It’s possible that I would never have become a filmmaker if not for Agnes Varda. It is certain that I wouldn’t have become the kind of filmmaker I did without the shining example of her films. The last script I wrote, a horror film titled The Vanishing Room contains an explicit homage to Cleo from 5 to 7, and the script I’m currently writing, a family dramedy titled Together Through Life, contains an explicit homage to The Gleaners and I. I first encountered Varda’s work when I saw the documentary The Young Girls Turn 25 at the Chicago International Film Festival in 1993. I was 18-years-old, had recently arrived in Chicago to attend theater school at DePaul and hadn’t even seen the film (Jacques Demy’s The Young Girls of Rochefort) that The Young Girls Turn 25 was ostensibly about. Yet I was instantly smitten by the curiosity and playfulness of her filmmaking eye. The experience of watching this film was not only my fortuitous introduction to the filmography of Agnes Varda but to the French New Wave as a whole. Over the years, I tried to watch as many of her films as I could and I loved her work so much that I eventually made her the subject of my first short-lived podcast in 2015. (You can hear me tell the full story of how The Young Girls Turn 25 changed my life in a conversation I had with critics Ben and Kat Sachs on episode 1 of The White City Cinema Radio Hour here.)
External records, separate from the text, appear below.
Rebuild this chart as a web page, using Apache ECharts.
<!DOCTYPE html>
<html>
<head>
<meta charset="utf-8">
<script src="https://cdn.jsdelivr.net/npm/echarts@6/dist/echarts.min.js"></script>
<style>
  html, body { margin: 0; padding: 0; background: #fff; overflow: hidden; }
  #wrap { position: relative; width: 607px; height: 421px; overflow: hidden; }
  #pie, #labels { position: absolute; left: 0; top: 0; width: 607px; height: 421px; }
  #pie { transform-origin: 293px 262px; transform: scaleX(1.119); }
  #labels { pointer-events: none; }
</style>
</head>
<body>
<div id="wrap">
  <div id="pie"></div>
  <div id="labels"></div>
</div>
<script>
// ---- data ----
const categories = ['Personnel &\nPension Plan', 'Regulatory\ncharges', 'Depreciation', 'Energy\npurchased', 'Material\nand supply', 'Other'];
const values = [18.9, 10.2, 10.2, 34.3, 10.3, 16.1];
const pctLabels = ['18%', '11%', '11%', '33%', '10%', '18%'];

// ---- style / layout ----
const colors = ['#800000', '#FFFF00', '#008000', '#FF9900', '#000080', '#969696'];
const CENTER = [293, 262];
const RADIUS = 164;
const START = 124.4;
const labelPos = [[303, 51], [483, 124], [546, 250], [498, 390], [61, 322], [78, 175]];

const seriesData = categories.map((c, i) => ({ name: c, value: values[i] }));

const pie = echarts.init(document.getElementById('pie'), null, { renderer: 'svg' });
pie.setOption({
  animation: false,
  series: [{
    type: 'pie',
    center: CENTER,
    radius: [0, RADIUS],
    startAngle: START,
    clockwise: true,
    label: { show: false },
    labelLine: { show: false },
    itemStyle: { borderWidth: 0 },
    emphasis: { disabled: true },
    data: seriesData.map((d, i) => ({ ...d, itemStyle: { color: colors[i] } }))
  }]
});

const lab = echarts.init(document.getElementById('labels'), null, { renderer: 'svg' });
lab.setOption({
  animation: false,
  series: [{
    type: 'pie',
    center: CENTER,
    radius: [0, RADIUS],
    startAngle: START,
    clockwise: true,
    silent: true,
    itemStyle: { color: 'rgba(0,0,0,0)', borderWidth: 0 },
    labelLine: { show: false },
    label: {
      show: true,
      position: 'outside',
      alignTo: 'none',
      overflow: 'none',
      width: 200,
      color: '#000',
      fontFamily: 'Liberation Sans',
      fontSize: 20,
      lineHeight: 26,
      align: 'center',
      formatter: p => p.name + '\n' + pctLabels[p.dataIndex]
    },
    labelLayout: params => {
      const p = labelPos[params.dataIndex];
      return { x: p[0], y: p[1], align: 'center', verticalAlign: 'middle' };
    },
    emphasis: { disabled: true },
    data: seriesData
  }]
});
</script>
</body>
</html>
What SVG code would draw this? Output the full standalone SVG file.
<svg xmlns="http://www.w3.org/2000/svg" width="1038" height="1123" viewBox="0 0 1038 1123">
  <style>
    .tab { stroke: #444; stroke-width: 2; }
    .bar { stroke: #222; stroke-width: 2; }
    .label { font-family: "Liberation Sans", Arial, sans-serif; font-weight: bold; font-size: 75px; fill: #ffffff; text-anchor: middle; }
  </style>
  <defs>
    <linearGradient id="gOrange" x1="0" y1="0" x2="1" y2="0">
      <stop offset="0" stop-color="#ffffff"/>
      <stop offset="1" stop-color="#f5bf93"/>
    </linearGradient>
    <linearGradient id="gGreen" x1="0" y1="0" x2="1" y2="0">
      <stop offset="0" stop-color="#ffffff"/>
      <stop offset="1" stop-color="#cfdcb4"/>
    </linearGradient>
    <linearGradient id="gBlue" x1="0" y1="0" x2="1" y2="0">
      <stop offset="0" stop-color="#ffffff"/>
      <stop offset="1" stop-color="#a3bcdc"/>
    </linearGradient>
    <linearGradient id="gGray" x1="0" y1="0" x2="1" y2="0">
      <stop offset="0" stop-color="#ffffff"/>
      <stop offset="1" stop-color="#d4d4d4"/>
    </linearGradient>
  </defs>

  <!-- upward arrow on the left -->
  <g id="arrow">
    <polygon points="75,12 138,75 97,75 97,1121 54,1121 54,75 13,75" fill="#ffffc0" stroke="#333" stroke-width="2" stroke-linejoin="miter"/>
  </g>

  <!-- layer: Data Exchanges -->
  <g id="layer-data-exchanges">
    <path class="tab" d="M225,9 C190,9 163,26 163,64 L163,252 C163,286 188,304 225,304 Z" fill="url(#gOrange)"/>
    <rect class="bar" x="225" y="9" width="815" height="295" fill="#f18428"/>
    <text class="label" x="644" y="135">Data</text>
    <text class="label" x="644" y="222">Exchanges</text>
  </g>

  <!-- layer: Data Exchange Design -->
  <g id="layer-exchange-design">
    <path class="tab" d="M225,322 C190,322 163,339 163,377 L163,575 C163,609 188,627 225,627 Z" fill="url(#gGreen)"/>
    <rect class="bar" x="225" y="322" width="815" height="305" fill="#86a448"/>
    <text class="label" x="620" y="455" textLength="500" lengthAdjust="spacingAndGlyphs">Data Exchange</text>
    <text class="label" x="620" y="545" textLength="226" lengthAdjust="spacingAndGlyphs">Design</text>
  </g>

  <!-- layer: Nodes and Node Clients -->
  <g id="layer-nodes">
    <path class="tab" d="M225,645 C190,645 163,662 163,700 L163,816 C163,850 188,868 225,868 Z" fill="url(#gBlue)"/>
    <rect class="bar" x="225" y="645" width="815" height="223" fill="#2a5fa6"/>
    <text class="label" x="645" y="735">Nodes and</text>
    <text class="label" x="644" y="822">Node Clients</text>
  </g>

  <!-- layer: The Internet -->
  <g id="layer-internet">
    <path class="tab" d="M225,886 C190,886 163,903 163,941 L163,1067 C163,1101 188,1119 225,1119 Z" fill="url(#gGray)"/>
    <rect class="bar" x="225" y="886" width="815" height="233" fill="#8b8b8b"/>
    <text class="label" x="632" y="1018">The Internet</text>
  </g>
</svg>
I had the great pleasure of meeting Varda in 2015 when she came to Chicago to attend a career retrospective of her films and an exhibit of her photographs titled “Photographs Get Moving” at the University of Chicago’s Logan Center for the Arts. I was invited to what was billed as a “press conference” with Varda about the photography exhibit. Then, at the last minute, the critics and journalists who had been invited to the event were told that Varda didn’t want to hold a formal press conference but instead wanted to merely talk to those of us who had come while giving us an informal tour of the gallery. The event ended up consisting of Varda talking to about a dozen people for 45 minutes and then offering to answer any questions we had. She had mentioned that she was working on a new film so I asked her if it was a feature or a short. She said it was a feature documentary that would be exactly 75 minutes long because that was the run time of The Gleaners and I, a length she considered ideal for non-fiction films. (The end result, Faces Places, would clock in at 90 minutes.) She also asked us if we knew the work of her co-director JR. I’ll never forget the look of surprise and pleasure on her face when Kat Sachs, sitting next to me, raised her hand.
The “press conference” ended with Varda announcing her personal e-mail address and inviting us to submit any further questions we had via e-mail. I took her up on the offer and asked if she wanted to do an interview for Time Out Chicago. I was astonished when she replied a few days later, apologizing for her tardiness and explaining that her days in Chicago were “full of activities and meetings” and that she hoped to find the time to do an architecture boat tour of the city. You can read the resulting interview, one of my favorite pieces I’ve ever done, at Time Out Chicago here. I saw Varda again when she participated in a Q&A moderated by Jonathan Rosenbaum following a screening of Cleo from 5 to 7 at the Music Box Theater towards the end of her stay. Answering questions in person, she was as full of life and love and curiosity about the world as you would expect based on watching her movies. But she could also speak bluntly when trying to get her point across. The two things that I remember most from that Q&A: A young man asked her about working with Jean-Luc Godard on Cleo from 5 to 7, a question that elicited boos from several audience members. “No, no,” Varda cut them off. “Godard is a genius.” She went on to say that the cinema needs people like Godard and praised his innovative use of 3D in Goodbye to Langauge. Later, she mentioned that Madonna had purchased the American remake rights to Cleo, a project that never got off the ground. Several audience members laughed loudly at the prospect of this remake but Varda quickly disabused them of the notion that she thought this was a bad idea and said that she wished it had happened.
I’ve shown Cleo from 5 to 7, Faces Places and, my favorite, Vagabond, in various film studies classes over the years and I look forward to showing them all (plus The Gleaners and I, Happiness and more) many more times in the future. Rest in peace, Madame Varda. The world will not see your like again.